Legislative leaders say the state Health Department needs more time to set up rules and regulations on medical marijuana.
Voters in November passed a measure legalizing the use of medical cannabis.
The bill would delay implementation of the medical marijuana law until the end of July. It was supposed to take effect 30 days after the November election, which would have been Dec. 8th, 2016.
"It (the bill) is not to stop the use of medical marijuana," Senate Majority Leader Rich Wardner (R-Dickinson), the bill's main sponsor, told a hearing of the House and Senate Human Services Committees. "It is simply to do it right."
Wardner said a bill laying out the rules is being drafted by the state Health Department, and it will be introduced late this week or early next week.
"If we don't do this right, the state of North Dakota will pay and pay and pay for years," Wardner said. "Not only financially, but also socially."

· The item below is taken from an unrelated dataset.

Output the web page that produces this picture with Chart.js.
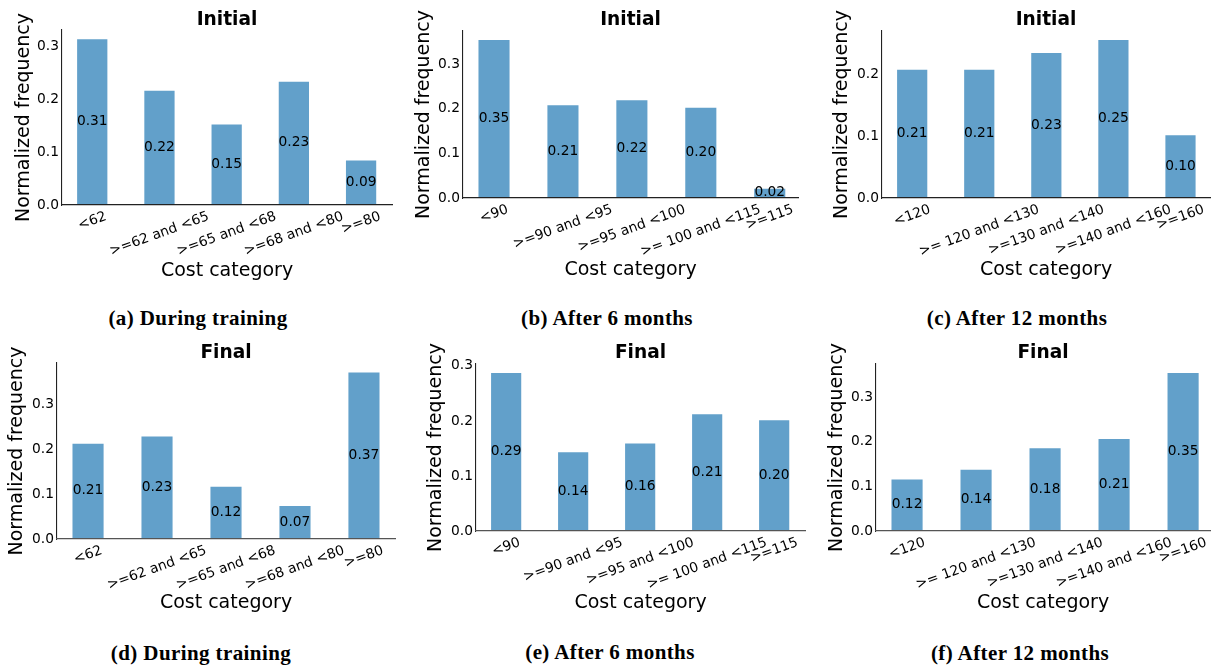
<!DOCTYPE html>
<html><head><meta charset="utf-8">
<script src="https://cdn.jsdelivr.net/npm/chart.js@4.4.1/dist/chart.umd.min.js"></script>
<style>
html,body{margin:0;padding:0;background:#fff;}
#page{position:relative;width:1211px;height:667px;overflow:hidden;background:#fff;}
canvas{position:absolute;}
.cap{position:absolute;font-family:"Liberation Serif",serif;font-weight:bold;font-size:21px;letter-spacing:0.4px;white-space:nowrap;transform:translate(-50%,-50%);color:#000;line-height:1;}
</style></head><body><div id="page"></div>
<script>
// ---- categories ----
const catTrain = ['<62', '>=62 and <65', '>=65 and <68', '>=68 and <80', '>=80'];
const cat6m = ['<90', '>=90 and <95', '>=95 and <100', '>= 100 and <115', '>=115'];
const cat12m = ['<120', '>= 120 and <130', '>=130 and <140', '>=140 and <160', '>=160'];

// ---- series values and their printed labels ----
const trainInitial = [0.315, 0.218, 0.154, 0.235, 0.086];
const trainInitialLabels = ['0.31', '0.22', '0.15', '0.23', '0.09'];
const m6Initial = [0.356, 0.210, 0.221, 0.204, 0.023];
const m6InitialLabels = ['0.35', '0.21', '0.22', '0.20', '0.02'];
const m12Initial = [0.209, 0.209, 0.236, 0.257, 0.103];
const m12InitialLabels = ['0.21', '0.21', '0.23', '0.25', '0.10'];
const trainFinal = [0.215, 0.231, 0.119, 0.076, 0.374];
const trainFinalLabels = ['0.21', '0.23', '0.12', '0.07', '0.37'];
const m6Final = [0.289, 0.145, 0.161, 0.214, 0.203];
const m6FinalLabels = ['0.29', '0.14', '0.16', '0.21', '0.20'];
const m12Final = [0.118, 0.140, 0.188, 0.209, 0.357];
const m12FinalLabels = ['0.12', '0.14', '0.18', '0.21', '0.35'];

// ---- text ----
const yTickStep = 0.1;
const xAxisTitle = 'Cost category';
const yAxisTitle = 'Normalized frequency';

// ---- panel layout (page coordinates) ----
const panels = [
  {title:'Initial', cats:catTrain, vals:trainInitial, labs:trainInitialLabels, cell:[0,0,400,300], area:[62,30,392,205], xmax:4.46, titleY:20, xTitleY:271, yTitleX:24, caption:'(a) During training', capX:198, capY:318, xAxisColor:'#222'},
  {title:'Initial', cats:cat6m, vals:m6Initial, labs:m6InitialLabels, cell:[400,0,410,300], area:[463,31,798,198], xmax:4.41, titleY:20, xTitleY:270, yTitleX:424, caption:'(b) After 6 months', capX:607, capY:318, xAxisColor:'#222'},
  {title:'Initial', cats:cat12m, vals:m12Initial, labs:m12InitialLabels, cell:[810,0,401,300], area:[882,31,1210,198], xmax:4.44, titleY:20, xTitleY:270, yTitleX:842, caption:'(c) After 12 months', capX:1017, capY:318, xAxisColor:'#222'},
  {title:'Final', cats:catTrain, vals:trainFinal, labs:trainFinalLabels, cell:[0,335,400,300], area:[57,363,395,539], xmax:4.45, titleY:353, xTitleY:603, yTitleX:17, caption:'(d) During training', capX:201, capY:653, xAxisColor:'#555'},
  {title:'Final', cats:cat6m, vals:m6Final, labs:m6FinalLabels, cell:[400,335,410,300], area:[476,364,805,531], xmax:4.46, titleY:353, xTitleY:603, yTitleX:436, caption:'(e) After 6 months', capX:610, capY:652, xAxisColor:'#555'},
  {title:'Final', cats:cat12m, vals:m12Final, labs:m12FinalLabels, cell:[810,335,401,300], area:[876,364,1210,531], xmax:4.39, titleY:353, xTitleY:603, yTitleX:837, caption:'(f) After 12 months', capX:1020, capY:653, xAxisColor:'#555'}
];

const FONT = '"DejaVu Sans"';
const page = document.getElementById('page');

function makeTextPlugin(p) {
  return {
    id: 'panelText',
    afterDraw(chart) {
      const ctx = chart.ctx;
      const xs = chart.scales.x, ys = chart.scales.y;
      const ca = chart.chartArea;
      const ox = p.cell[0], oy = p.cell[1];
      ctx.save();
      ctx.fillStyle = '#000';
      // value labels at half bar height
      ctx.font = '13.8px ' + FONT;
      ctx.textAlign = 'center';
      ctx.textBaseline = 'middle';
      p.vals.forEach((v, i) => {
        ctx.fillText(p.labs[i], xs.getPixelForValue(i), ys.getPixelForValue(v / 2));
      });
      // rotated category labels, centred on tick
      const th = 20 * Math.PI / 180;
      const h = 13.8 * 1.17;
      p.cats.forEach((c, i) => {
        const x = xs.getPixelForValue(i);
        const L = ctx.measureText(c).width;
        const H = L * Math.sin(th) + h * Math.cos(th);
        const cy = ca.bottom + 3.5 + H / 2;
        ctx.save();
        ctx.translate(x, cy);
        ctx.rotate(-th);
        ctx.fillText(c, 0, 0);
        ctx.restore();
      });
      const cx = (ca.left + ca.right) / 2;
      // title
      ctx.font = 'bold 18.6px ' + FONT;
      ctx.fillText(p.title, cx, p.titleY - oy);
      // x axis title
      ctx.font = '19px ' + FONT;
      ctx.fillText(xAxisTitle, cx, p.xTitleY - oy);
      // y axis title
      ctx.save();
      ctx.translate(p.yTitleX - ox, (ca.top + ca.bottom) / 2);
      ctx.rotate(-Math.PI / 2);
      ctx.fillText(yAxisTitle, 0, 0);
      ctx.restore();
      ctx.restore();
    }
  };
}

panels.forEach(p => {
  const [cx, cy, cw, chh] = p.cell;
  const [L, T, R, B] = p.area;
  const cv = document.createElement('canvas');
  cv.width = cw; cv.height = chh;
  cv.style.left = cx + 'px'; cv.style.top = cy + 'px';
  cv.style.width = cw + 'px'; cv.style.height = chh + 'px';
  page.appendChild(cv);

  const cap = document.createElement('div');
  cap.className = 'cap';
  cap.textContent = p.caption;
  cap.style.left = p.capX + 'px'; cap.style.top = p.capY + 'px';
  page.appendChild(cap);

  const yW = L - cx;
  const ymax = Math.max(...p.vals) * 1.05;
  new Chart(cv, {
    type: 'bar',
    data: {
      datasets: [{
        data: p.vals.map((v, i) => ({x: i, y: v})),
        backgroundColor: 'rgba(31,119,180,0.7)',
        borderColor: 'rgba(255,255,255,0.45)',
        borderWidth: 1,
        barPercentage: 0.48,
        categoryPercentage: 1
      }]
    },
    options: {
      responsive: false,
      animation: false,
      events: [],
      devicePixelRatio: 1,
      layout: {padding: {left: 0, top: T - cy, right: cx + cw - R, bottom: cy + chh - B}},
      plugins: {legend: {display: false}, title: {display: false}, tooltip: {enabled: false}},
      scales: {
        x: {
          type: 'linear', min: -0.45, max: p.xmax, offset: false,
          grid: {display: false, drawTicks: false},
          border: {display: true, color: p.xAxisColor, width: 1.3, z: 1},
          ticks: {display: false},
          afterFit: s => { s.height = 0; }
        },
        y: {
          min: 0, max: ymax,
          grid: {display: false, drawTicks: false},
          border: {display: true, color: '#222', width: 1.1},
          ticks: {stepSize: yTickStep, includeBounds: false, padding: 3, color: '#000',
                  font: {family: 'DejaVu Sans', size: 13.8},
                  callback: v => Number(v).toFixed(1)},
          afterFit: s => { s.width = yW; }
        }
      }
    },
    plugins: [makeTextPlugin(p)]
  });
});
</script></body></html>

Anita Morgan of Fargo is with the steering committee that got the “Compassionate Care Act” on the ballot.
"We've tried to make sure that it is safe and accessible," Morgan told the committees. "It will be used for medicine."
"We want to make sure that those people that need the marijuana in order to take care of their medical condition get it," Wardner said. "And we want to make sure they get the quality they deserve."
Besides Wardner, the other floor leaders are also bill sponsors.